The euro zone is to release data on retail sales, the government measure of consumer spending, which accounts for the majority of overall economic activity. Spain and Italy are to release data on service sector activity.
The U.K. is to produce data on service sector activity, a leading indicator of economic health.
The BoC is to announce its benchmark interest rate and publish its monetary policy statement, which outlines economic conditions and the factors affecting the bank’s decision.
The U.S. is to release the ADP report on private sector job creation, which leads the government’s nonfarm payrolls report by two days. Meanwhile, the ISM is to publish a report service sector activity.
Thursday, March 6
Australia is to publish data on retail sales and the trade balance, the difference in value between imports and exports.

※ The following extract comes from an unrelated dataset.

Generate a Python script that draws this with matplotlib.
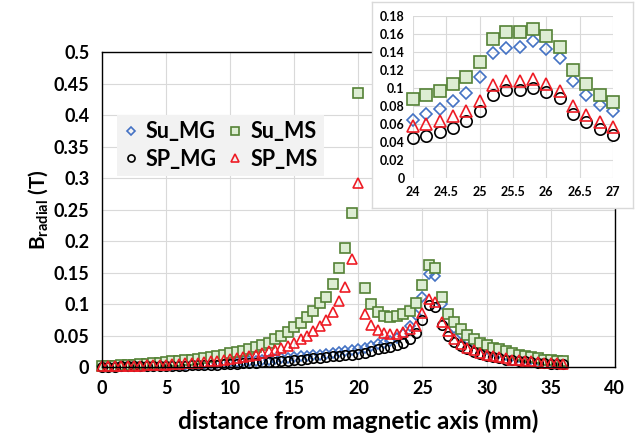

Germany is to publish data on factory orders.
The BoE is to announce its benchmark interest rate.
Later in the day, the ECB is to announce its benchmark interest rate. The announcement is to be followed by a press conference with President Mario Draghi.
The U.S. is to publish the weekly report on initial jobless claims and data on factory orders. Canada is to publish a report on building permits and the Ivey PMI.
Friday, March 7
RBA Governor Glenn Stevens is to testify before the House of Representatives Economic Committee, in Sydney; his comments will be closely watched.
The Swiss National Bank is to release data on foreign currency reserves. This data is closely scrutinized for indications of the size of the bank’s operations in currency markets. Switzerland is also to release data on consumer inflation.
The U.K. is to release data on consumer inflation expectations.
In the euro zone, Germany is to publish data on industrial production.
Canada is to publish data on the change in the number of people employed and the unemployment rate, as well as a report on the trade balance.
The U.S. is to round up the week with the closely watched government data on nonfarm payrolls and the unemployment rate.